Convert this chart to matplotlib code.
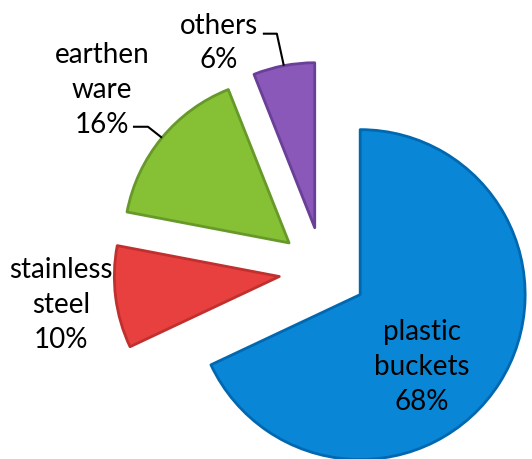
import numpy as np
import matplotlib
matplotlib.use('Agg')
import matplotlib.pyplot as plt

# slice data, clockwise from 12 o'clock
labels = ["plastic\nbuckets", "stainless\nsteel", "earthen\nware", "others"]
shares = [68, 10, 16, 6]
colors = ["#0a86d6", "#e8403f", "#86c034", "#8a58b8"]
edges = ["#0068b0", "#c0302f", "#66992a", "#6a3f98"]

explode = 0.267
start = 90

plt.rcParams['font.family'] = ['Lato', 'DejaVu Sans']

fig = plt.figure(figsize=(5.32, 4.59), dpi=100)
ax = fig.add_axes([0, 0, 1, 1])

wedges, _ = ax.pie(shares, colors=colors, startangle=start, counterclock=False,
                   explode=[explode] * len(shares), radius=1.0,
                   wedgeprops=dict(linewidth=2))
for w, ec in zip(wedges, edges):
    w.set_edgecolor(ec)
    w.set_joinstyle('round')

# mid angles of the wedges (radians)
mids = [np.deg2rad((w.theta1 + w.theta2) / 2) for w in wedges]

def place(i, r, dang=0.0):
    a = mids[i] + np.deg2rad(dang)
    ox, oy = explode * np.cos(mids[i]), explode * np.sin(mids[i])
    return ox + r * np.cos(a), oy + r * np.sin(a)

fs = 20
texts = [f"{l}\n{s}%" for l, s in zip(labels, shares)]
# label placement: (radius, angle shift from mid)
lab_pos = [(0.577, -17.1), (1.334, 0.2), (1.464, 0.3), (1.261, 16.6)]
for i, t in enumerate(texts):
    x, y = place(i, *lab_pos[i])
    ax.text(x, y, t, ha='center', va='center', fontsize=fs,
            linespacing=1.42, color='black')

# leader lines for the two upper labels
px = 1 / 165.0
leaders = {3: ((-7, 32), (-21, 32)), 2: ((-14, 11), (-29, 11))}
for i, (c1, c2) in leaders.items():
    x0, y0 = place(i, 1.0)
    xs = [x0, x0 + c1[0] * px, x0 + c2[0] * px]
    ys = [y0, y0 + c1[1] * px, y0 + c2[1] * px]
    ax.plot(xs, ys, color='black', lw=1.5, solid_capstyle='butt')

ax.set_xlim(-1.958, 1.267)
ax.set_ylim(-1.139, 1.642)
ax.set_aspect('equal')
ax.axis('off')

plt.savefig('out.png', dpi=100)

———

_PROBLEM DESCRIPTION_
Return, unchanged, the lines from the first line of the material through the line that holds "plt.rcParams['font.family'] = ['Lato', 'DejaVu", inclusive, omitting pictures.

_OUTPUT FOR THIS TASK_
Convert this chart to matplotlib code.
import numpy as np
import matplotlib
matplotlib.use('Agg')
import matplotlib.pyplot as plt

# slice data, clockwise from 12 o'clock
labels = ["plastic\nbuckets", "stainless\nsteel", "earthen\nware", "others"]
shares = [68, 10, 16, 6]
colors = ["#0a86d6", "#e8403f", "#86c034", "#8a58b8"]
edges = ["#0068b0", "#c0302f", "#66992a", "#6a3f98"]

explode = 0.267
start = 90

plt.rcParams['font.family'] = ['Lato', 'DejaVu Sans']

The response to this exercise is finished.